Items from a data source:
┌──

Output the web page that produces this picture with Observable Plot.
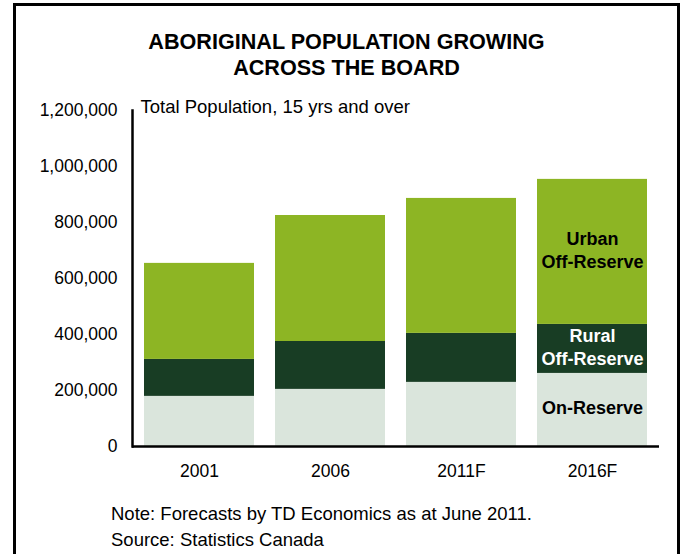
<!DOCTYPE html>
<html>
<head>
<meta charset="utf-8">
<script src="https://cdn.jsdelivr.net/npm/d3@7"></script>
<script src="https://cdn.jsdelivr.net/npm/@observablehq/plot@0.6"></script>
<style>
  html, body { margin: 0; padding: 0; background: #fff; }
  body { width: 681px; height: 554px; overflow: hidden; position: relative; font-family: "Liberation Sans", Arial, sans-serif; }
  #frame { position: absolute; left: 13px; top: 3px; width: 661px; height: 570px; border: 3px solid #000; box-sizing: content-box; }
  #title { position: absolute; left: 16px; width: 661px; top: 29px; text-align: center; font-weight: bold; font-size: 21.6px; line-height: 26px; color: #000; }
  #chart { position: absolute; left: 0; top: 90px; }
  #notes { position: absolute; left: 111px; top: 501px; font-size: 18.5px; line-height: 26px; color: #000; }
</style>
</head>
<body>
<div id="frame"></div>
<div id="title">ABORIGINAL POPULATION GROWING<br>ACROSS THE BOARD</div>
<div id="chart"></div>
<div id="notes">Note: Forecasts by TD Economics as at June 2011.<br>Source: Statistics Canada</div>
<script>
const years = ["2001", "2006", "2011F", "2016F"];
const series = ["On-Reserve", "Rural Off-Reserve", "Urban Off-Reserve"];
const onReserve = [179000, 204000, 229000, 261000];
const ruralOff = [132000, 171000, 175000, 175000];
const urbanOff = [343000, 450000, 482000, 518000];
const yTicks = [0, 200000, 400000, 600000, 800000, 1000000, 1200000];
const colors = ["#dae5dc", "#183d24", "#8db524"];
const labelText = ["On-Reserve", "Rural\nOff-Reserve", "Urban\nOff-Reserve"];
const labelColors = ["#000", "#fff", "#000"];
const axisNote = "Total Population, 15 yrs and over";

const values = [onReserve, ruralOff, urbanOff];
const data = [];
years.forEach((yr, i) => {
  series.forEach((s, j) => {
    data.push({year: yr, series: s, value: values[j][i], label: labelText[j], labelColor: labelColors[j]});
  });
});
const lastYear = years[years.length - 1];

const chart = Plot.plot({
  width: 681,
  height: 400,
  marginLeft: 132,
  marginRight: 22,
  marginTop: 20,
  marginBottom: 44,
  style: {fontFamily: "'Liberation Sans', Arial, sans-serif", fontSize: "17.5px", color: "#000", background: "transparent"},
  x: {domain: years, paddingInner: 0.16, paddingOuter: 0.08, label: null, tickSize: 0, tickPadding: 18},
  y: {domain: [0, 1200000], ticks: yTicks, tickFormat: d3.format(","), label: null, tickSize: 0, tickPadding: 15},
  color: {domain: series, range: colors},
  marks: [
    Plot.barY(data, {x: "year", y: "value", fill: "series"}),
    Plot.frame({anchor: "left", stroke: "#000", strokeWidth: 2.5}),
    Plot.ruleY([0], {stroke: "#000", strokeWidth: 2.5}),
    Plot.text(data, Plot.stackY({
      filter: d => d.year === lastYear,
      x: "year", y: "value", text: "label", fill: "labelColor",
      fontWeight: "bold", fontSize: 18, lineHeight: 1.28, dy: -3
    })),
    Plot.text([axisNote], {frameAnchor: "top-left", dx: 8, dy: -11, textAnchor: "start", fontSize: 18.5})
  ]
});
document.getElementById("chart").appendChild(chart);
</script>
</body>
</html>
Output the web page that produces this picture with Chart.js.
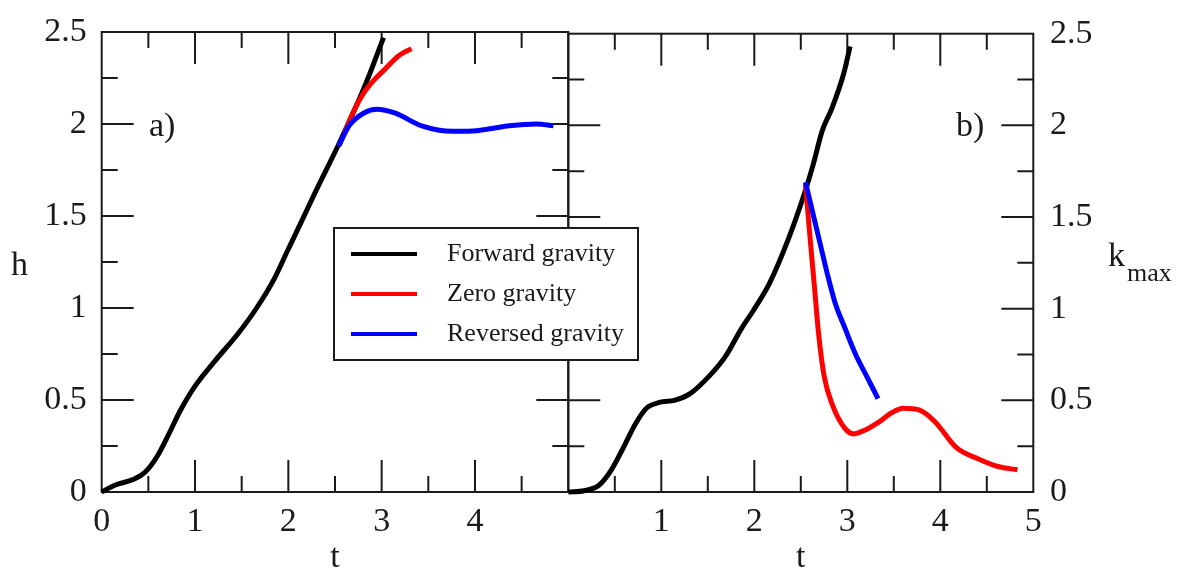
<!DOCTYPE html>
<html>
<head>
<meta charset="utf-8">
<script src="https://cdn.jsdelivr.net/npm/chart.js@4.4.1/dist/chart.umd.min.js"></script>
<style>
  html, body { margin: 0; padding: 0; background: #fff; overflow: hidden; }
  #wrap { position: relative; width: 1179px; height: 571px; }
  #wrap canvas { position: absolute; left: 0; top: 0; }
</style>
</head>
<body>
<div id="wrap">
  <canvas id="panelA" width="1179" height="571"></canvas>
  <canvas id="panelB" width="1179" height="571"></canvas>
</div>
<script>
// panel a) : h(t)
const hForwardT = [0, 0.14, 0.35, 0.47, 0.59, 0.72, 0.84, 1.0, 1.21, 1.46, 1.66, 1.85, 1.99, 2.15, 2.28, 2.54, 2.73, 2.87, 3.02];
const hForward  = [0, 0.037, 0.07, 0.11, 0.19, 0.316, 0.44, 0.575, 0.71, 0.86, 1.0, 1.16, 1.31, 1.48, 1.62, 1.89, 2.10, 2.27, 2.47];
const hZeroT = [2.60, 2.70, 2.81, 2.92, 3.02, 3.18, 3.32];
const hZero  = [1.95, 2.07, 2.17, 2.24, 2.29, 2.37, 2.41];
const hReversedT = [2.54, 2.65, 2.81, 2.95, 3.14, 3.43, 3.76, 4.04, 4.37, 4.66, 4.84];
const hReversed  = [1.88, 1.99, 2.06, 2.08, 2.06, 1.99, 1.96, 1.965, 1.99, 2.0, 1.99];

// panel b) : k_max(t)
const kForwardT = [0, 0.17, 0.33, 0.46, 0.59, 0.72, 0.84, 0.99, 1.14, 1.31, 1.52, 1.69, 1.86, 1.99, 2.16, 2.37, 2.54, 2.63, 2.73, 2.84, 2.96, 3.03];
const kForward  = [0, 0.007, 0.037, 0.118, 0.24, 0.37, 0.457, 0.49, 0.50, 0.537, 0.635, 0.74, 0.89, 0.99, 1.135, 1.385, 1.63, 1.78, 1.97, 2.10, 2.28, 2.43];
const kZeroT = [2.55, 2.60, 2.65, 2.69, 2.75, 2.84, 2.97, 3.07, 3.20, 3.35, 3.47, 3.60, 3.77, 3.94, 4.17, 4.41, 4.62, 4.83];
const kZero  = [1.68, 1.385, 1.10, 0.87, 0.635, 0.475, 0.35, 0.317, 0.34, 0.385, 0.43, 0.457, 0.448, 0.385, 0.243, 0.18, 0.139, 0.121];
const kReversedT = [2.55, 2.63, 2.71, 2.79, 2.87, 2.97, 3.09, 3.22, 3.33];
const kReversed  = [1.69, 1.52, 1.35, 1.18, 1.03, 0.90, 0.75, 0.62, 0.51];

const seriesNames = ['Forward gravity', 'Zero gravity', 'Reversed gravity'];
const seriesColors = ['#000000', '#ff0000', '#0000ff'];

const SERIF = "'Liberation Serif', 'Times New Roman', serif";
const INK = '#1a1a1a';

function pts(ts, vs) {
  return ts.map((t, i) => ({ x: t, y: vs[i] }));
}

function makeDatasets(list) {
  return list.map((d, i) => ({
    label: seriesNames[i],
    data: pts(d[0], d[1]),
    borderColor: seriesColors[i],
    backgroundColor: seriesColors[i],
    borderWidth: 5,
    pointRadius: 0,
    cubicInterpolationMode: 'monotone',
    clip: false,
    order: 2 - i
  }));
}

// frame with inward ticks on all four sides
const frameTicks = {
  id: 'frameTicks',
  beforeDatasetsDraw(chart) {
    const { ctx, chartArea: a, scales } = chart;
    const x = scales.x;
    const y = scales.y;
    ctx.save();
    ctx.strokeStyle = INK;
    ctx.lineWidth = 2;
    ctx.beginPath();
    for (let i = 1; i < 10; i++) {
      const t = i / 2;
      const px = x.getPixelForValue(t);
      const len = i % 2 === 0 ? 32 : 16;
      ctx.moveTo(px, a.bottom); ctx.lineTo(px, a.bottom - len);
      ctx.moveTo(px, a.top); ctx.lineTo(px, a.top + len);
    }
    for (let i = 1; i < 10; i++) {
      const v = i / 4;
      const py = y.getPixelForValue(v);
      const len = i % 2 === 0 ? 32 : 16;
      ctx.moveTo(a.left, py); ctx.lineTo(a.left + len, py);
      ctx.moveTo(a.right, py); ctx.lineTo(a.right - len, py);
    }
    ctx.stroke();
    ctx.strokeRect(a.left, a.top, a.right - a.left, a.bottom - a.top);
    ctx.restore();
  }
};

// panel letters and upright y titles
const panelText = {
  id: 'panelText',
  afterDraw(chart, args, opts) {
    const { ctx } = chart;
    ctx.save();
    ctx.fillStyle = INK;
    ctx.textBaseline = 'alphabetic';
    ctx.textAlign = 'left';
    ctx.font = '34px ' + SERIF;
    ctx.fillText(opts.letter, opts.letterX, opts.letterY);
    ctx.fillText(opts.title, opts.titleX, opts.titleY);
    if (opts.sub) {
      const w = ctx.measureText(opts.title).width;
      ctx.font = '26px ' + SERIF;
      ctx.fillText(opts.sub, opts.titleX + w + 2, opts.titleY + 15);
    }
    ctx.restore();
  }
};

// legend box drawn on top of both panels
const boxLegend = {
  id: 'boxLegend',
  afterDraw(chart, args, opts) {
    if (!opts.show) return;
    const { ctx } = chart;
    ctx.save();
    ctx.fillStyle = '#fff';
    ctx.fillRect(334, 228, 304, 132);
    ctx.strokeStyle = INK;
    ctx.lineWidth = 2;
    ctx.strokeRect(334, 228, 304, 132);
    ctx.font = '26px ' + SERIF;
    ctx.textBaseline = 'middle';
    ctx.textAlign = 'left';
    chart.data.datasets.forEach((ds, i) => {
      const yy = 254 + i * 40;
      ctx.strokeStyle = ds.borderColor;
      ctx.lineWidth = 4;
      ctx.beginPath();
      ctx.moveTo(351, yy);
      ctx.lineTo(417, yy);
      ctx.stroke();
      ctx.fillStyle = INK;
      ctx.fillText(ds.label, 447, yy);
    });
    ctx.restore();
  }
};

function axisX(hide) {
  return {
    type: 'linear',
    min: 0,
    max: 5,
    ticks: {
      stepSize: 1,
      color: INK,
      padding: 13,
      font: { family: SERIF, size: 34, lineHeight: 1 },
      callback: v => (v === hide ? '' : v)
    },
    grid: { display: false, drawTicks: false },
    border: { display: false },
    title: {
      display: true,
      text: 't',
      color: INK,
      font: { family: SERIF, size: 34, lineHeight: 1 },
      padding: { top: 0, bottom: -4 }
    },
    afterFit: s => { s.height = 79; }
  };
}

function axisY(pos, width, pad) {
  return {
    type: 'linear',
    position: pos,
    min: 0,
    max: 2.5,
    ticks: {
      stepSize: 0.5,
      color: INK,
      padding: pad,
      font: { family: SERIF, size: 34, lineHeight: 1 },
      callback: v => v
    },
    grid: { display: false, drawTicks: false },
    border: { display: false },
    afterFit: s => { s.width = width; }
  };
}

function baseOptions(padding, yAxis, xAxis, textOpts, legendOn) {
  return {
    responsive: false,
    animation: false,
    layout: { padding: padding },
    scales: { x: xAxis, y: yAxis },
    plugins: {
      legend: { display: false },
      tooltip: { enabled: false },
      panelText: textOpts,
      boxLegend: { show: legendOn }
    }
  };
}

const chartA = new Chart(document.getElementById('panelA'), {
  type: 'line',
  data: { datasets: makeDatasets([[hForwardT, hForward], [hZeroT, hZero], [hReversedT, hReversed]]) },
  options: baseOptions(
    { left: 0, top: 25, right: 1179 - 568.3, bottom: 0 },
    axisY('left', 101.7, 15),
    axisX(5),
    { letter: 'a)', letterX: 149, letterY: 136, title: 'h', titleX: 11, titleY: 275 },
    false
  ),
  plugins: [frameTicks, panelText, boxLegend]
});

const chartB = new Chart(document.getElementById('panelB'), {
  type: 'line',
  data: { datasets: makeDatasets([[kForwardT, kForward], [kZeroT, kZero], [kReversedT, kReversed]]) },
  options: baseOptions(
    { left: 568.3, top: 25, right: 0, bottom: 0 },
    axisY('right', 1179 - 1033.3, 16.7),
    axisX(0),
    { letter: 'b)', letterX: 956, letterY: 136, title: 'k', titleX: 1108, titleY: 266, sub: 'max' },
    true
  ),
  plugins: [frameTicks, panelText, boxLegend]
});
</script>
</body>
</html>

└──

◆ What you are asked to do
Print exactly what appears from the line holding "Output the web page that produces this picture with Chart.js." down to the line holding "1.99, 2.0, 1.99];", both ends kept, leaving out the pictures.

◆ The reply
Output the web page that produces this picture with Chart.js.
<!DOCTYPE html>
<html>
<head>
<meta charset="utf-8">
<script src="https://cdn.jsdelivr.net/npm/chart.js@4.4.1/dist/chart.umd.min.js"></script>
<style>
  html, body { margin: 0; padding: 0; background: #fff; overflow: hidden; }
  #wrap { position: relative; width: 1179px; height: 571px; }
  #wrap canvas { position: absolute; left: 0; top: 0; }
</style>
</head>
<body>
<div id="wrap">
  <canvas id="panelA" width="1179" height="571"></canvas>
  <canvas id="panelB" width="1179" height="571"></canvas>
</div>
<script>
// panel a) : h(t)
const hForwardT = [0, 0.14, 0.35, 0.47, 0.59, 0.72, 0.84, 1.0, 1.21, 1.46, 1.66, 1.85, 1.99, 2.15, 2.28, 2.54, 2.73, 2.87, 3.02];
const hForward  = [0, 0.037, 0.07, 0.11, 0.19, 0.316, 0.44, 0.575, 0.71, 0.86, 1.0, 1.16, 1.31, 1.48, 1.62, 1.89, 2.10, 2.27, 2.47];
const hZeroT = [2.60, 2.70, 2.81, 2.92, 3.02, 3.18, 3.32];
const hZero  = [1.95, 2.07, 2.17, 2.24, 2.29, 2.37, 2.41];
const hReversedT = [2.54, 2.65, 2.81, 2.95, 3.14, 3.43, 3.76, 4.04, 4.37, 4.66, 4.84];
const hReversed  = [1.88, 1.99, 2.06, 2.08, 2.06, 1.99, 1.96, 1.965, 1.99, 2.0, 1.99];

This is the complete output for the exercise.